AIM
Without the pictures, output the lines of the material from the very first through the one that holds "RIGHT_VS_Q3 = [-15.5, -11.6, -22.3]".

SUPPLIED INFORMATION
-- begin --

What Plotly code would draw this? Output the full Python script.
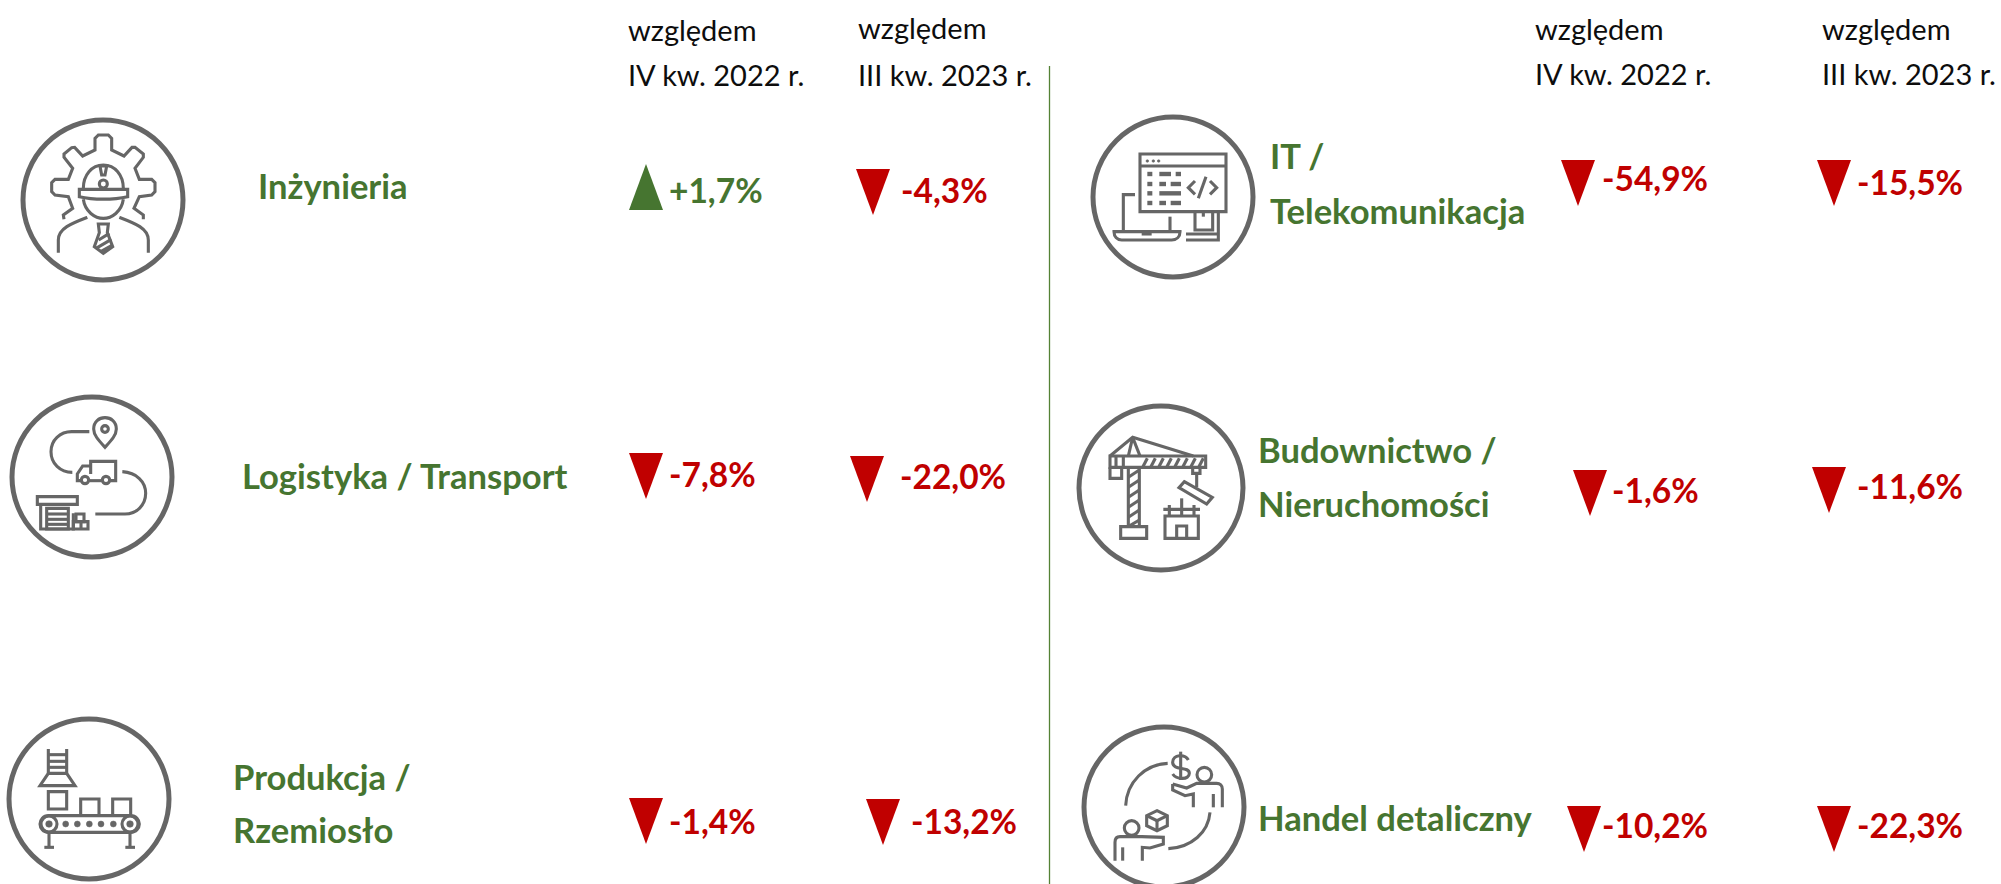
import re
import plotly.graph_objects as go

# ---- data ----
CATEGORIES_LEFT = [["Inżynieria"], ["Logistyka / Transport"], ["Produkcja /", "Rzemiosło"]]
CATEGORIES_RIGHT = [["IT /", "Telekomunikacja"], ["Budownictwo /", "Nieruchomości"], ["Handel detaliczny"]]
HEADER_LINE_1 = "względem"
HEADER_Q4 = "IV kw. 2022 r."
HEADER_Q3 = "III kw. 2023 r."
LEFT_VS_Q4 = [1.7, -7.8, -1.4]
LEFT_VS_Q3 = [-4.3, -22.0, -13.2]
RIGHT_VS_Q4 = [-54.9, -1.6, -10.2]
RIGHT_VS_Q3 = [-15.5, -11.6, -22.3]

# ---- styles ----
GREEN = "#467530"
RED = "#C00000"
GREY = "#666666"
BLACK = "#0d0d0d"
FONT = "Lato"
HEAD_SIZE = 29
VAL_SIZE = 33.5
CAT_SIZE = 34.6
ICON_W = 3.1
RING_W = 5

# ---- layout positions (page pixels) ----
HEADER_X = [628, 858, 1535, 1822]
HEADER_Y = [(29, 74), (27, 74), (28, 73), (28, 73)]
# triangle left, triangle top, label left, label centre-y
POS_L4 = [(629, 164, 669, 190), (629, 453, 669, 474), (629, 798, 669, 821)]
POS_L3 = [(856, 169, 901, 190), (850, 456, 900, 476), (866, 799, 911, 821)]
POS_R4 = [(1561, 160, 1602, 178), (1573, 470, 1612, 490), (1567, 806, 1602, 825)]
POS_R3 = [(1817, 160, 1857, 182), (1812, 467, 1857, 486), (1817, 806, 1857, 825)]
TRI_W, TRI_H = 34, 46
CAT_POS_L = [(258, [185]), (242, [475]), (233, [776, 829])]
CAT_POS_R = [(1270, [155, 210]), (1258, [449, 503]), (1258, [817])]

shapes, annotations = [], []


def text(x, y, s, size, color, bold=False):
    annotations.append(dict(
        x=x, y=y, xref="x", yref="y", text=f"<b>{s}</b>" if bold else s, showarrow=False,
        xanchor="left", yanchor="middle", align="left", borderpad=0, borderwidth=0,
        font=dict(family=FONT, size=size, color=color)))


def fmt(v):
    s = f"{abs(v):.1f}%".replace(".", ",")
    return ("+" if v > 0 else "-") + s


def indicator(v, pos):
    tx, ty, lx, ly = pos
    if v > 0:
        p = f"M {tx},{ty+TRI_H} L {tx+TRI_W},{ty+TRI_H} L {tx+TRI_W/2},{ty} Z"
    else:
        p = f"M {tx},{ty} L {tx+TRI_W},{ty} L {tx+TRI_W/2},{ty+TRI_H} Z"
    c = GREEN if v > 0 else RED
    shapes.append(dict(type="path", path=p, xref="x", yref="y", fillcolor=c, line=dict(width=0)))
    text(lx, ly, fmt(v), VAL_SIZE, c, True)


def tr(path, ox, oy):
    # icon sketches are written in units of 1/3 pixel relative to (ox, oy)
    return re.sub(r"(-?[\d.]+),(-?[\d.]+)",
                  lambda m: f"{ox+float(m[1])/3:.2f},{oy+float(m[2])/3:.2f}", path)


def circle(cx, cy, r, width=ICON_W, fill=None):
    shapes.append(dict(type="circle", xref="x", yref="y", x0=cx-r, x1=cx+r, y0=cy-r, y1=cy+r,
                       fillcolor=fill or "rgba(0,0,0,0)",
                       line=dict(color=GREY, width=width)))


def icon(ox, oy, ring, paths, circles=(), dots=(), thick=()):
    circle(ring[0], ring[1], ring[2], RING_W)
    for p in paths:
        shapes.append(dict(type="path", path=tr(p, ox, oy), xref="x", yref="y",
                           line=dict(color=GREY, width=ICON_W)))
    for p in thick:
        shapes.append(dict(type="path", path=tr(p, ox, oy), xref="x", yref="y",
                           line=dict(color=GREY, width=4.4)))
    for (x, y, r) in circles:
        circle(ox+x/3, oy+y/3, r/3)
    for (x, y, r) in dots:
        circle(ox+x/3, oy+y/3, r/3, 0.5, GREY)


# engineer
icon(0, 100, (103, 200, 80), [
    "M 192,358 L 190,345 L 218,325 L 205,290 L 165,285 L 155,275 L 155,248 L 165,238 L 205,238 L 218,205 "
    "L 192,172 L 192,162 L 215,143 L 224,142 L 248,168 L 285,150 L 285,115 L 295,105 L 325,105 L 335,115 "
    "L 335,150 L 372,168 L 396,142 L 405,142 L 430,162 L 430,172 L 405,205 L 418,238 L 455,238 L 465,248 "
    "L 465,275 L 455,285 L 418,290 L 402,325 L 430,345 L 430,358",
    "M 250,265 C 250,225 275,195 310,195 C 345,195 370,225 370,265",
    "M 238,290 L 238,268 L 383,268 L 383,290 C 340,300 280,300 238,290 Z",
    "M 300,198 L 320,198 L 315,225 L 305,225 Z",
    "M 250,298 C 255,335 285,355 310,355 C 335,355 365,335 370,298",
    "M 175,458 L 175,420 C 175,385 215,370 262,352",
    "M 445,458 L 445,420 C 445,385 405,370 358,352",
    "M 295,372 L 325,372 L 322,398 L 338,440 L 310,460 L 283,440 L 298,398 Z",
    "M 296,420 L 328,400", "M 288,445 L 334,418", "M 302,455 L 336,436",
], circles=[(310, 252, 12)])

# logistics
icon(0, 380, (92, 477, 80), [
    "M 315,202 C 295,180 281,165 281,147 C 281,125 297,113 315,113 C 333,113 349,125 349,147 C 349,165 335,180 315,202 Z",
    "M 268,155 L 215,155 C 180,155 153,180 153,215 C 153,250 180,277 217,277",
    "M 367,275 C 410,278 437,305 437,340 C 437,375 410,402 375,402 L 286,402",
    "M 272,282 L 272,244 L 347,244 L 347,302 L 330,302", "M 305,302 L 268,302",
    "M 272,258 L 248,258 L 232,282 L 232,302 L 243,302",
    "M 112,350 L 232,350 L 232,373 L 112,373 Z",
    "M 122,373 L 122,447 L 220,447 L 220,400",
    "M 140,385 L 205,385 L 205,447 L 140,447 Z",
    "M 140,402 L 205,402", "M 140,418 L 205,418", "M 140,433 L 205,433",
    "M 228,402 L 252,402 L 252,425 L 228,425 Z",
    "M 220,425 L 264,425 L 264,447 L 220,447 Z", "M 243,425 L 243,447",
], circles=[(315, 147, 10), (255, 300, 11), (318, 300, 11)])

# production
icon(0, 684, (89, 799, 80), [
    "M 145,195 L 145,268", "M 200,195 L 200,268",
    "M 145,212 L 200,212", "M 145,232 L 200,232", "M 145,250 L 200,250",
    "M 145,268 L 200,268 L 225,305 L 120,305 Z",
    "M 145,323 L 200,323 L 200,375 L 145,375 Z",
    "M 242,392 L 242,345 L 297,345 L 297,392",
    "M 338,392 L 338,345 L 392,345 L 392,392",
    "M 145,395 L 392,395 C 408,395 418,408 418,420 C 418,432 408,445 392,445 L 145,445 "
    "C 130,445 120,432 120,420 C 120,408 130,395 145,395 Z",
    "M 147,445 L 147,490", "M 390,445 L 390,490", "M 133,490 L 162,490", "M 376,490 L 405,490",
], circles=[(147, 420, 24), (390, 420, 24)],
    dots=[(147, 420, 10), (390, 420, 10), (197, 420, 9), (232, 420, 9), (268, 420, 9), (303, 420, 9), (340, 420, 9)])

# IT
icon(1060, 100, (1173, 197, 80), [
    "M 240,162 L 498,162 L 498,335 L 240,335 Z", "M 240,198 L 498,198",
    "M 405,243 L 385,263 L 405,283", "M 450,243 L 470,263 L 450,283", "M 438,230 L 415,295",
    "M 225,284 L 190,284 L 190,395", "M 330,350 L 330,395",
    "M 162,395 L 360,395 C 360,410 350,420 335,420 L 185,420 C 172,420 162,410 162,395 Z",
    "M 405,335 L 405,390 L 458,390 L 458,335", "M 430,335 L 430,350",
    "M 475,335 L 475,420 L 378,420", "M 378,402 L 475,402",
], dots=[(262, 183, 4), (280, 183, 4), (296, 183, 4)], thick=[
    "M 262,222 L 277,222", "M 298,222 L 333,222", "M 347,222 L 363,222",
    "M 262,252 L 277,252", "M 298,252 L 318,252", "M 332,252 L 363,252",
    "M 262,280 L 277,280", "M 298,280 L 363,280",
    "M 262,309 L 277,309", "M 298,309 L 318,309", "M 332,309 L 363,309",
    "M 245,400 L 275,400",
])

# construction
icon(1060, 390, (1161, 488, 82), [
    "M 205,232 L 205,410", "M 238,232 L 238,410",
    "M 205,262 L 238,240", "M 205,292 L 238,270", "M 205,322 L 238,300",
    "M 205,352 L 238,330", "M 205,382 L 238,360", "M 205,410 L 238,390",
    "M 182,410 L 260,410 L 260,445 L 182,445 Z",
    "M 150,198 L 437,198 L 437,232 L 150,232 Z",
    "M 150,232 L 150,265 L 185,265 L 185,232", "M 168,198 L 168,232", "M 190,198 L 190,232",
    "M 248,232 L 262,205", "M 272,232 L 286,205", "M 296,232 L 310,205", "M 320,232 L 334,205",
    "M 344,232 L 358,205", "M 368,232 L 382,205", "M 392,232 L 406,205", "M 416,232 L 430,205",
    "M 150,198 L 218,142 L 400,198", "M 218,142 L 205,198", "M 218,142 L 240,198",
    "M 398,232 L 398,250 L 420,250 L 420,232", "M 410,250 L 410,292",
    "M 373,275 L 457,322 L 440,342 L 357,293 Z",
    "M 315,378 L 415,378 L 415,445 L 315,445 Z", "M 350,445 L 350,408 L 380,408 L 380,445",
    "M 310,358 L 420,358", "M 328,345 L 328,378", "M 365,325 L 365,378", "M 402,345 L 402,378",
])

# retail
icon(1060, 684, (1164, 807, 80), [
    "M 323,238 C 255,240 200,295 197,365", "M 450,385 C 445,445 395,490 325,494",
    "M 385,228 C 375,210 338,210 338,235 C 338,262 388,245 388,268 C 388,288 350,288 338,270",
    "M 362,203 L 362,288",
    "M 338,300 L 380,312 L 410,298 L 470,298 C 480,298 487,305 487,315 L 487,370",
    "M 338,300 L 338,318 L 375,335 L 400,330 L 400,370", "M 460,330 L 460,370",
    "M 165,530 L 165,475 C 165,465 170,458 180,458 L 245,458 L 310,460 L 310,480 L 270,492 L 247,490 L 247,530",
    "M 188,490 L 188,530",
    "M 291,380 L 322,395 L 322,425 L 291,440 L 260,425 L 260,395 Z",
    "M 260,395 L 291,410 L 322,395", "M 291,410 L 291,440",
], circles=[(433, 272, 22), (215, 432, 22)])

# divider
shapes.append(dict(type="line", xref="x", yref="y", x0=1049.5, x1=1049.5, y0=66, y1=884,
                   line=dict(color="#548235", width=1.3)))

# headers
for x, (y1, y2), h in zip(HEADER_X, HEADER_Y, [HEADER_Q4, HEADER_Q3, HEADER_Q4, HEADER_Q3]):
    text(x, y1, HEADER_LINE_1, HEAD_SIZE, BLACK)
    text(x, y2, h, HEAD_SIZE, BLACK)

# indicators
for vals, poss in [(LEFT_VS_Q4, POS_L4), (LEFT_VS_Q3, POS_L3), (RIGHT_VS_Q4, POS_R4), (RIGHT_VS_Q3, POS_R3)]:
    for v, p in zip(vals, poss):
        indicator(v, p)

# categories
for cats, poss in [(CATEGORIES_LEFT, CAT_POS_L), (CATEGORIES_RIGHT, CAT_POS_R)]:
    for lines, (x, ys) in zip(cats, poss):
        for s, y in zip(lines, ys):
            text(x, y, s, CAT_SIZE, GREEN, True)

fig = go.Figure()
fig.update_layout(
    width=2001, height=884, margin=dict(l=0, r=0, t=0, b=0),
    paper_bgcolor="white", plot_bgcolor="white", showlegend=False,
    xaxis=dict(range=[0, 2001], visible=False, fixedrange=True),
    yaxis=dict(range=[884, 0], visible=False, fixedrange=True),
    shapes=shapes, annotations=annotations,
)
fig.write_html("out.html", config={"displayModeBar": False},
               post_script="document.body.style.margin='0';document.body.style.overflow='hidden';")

-- end --

OUTPUT FOR THIS TASK
What Plotly code would draw this? Output the full Python script.
import re
import plotly.graph_objects as go

# ---- data ----
CATEGORIES_LEFT = [["Inżynieria"], ["Logistyka / Transport"], ["Produkcja /", "Rzemiosło"]]
CATEGORIES_RIGHT = [["IT /", "Telekomunikacja"], ["Budownictwo /", "Nieruchomości"], ["Handel detaliczny"]]
HEADER_LINE_1 = "względem"
HEADER_Q4 = "IV kw. 2022 r."
HEADER_Q3 = "III kw. 2023 r."
LEFT_VS_Q4 = [1.7, -7.8, -1.4]
LEFT_VS_Q3 = [-4.3, -22.0, -13.2]
RIGHT_VS_Q4 = [-54.9, -1.6, -10.2]
RIGHT_VS_Q3 = [-15.5, -11.6, -22.3]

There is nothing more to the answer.